Horse, hawk, and eagle (39:19–30) The warhorse thrills us with the shofar’s blast, nostrils flaring, “eating the ground” as he charges. God’s description is not an endorsement of war but a declaration: even what we appropriate for our empires belongs first to Him. Israel’s kings were warned not to multiply horses (Deuteronomy 17:16). The Lord of Job 39 later rides into Zion not a warhorse but a donkey (Zechariah 9:9; Matthew 21), transfiguring power by humility.

The hawk “toward the south” hints at the great Levantine flyway along the Jordan Rift, where millions of raptors still migrate. The nesher—often “eagle,” likely including vultures—nests high and feeds where the slain lie. Western piety averts its eyes; God does not. He governs even the ecology of death, where carrion becomes provision. Jesus echoes this hard line—“where the vultures gather” (Matthew 24:28, New International Version)—reminding us that the world is upheld in a wisdom both bracing and kind.

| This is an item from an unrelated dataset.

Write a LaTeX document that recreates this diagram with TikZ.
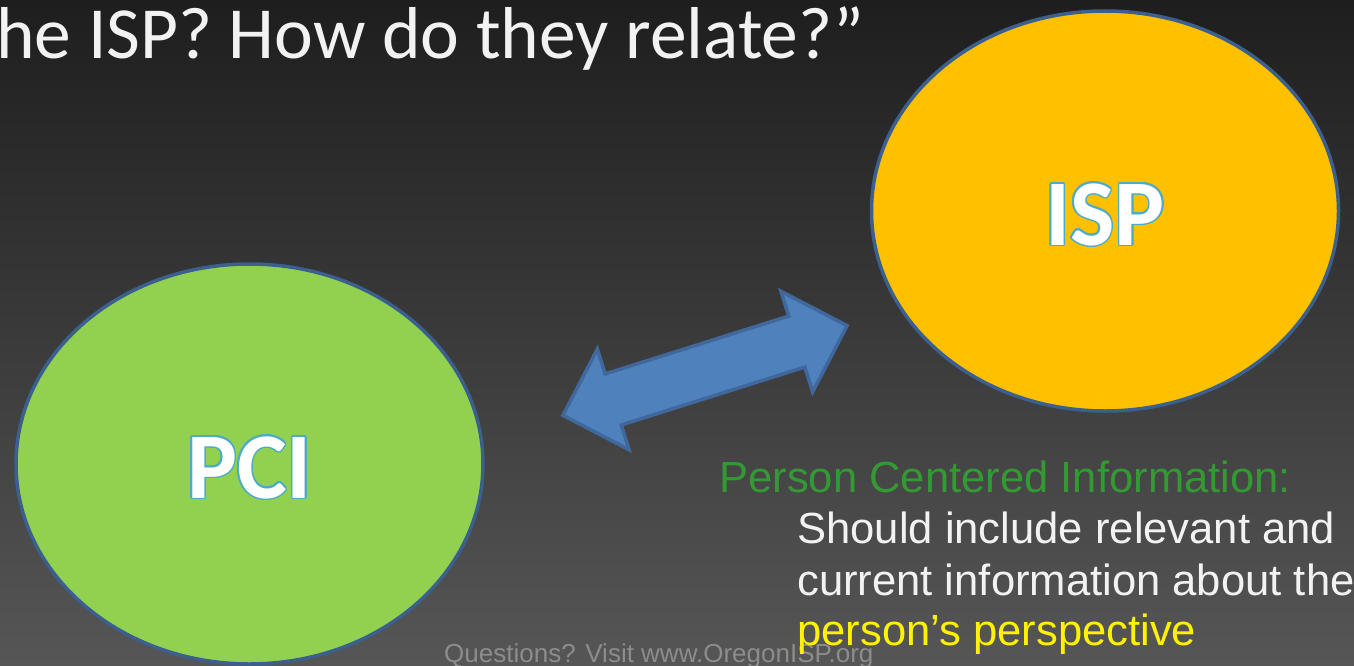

Receiving the lesson Gregory the Great allegorized these animals (Moralia in Job), and his readings can edify; yet the first gift is literal: God’s world is not human-centered. It is Christ-centered (Colossians 1:16–17). The One who revels in the warhorse’s thunder chooses a colt; the Lord of the high eyrie descends to a cross; life is fed at places of death and raised in glory. Job is not given a scheme; he is given a wider love.

Cross-references - Psalm 104; Matthew 6:26 - Deuteronomy 17:16; Zechariah 9:9; Matthew 21:5 - 1 Corinthians 1:25; Romans 11:33; Colossians 1:16–17 - Matthew 24:28 (New International Version)

Hymn suggestion “God of the Sparrow, God of the Whale” (Jaroslav Vajda)

Prayer Maker of cliffs and cradles, of trumpets and thermals, teach my heart to honor what I cannot manage. Free me from the tyranny of usefulness. Let the folly of the ostrich, the freedom of the onager, and the high patience of the nesher school me in Your wisdom. Lead me, with Job, from answers to adoration, from control to consent, from fear to praise, through Jesus Christ, the humble King. Amen.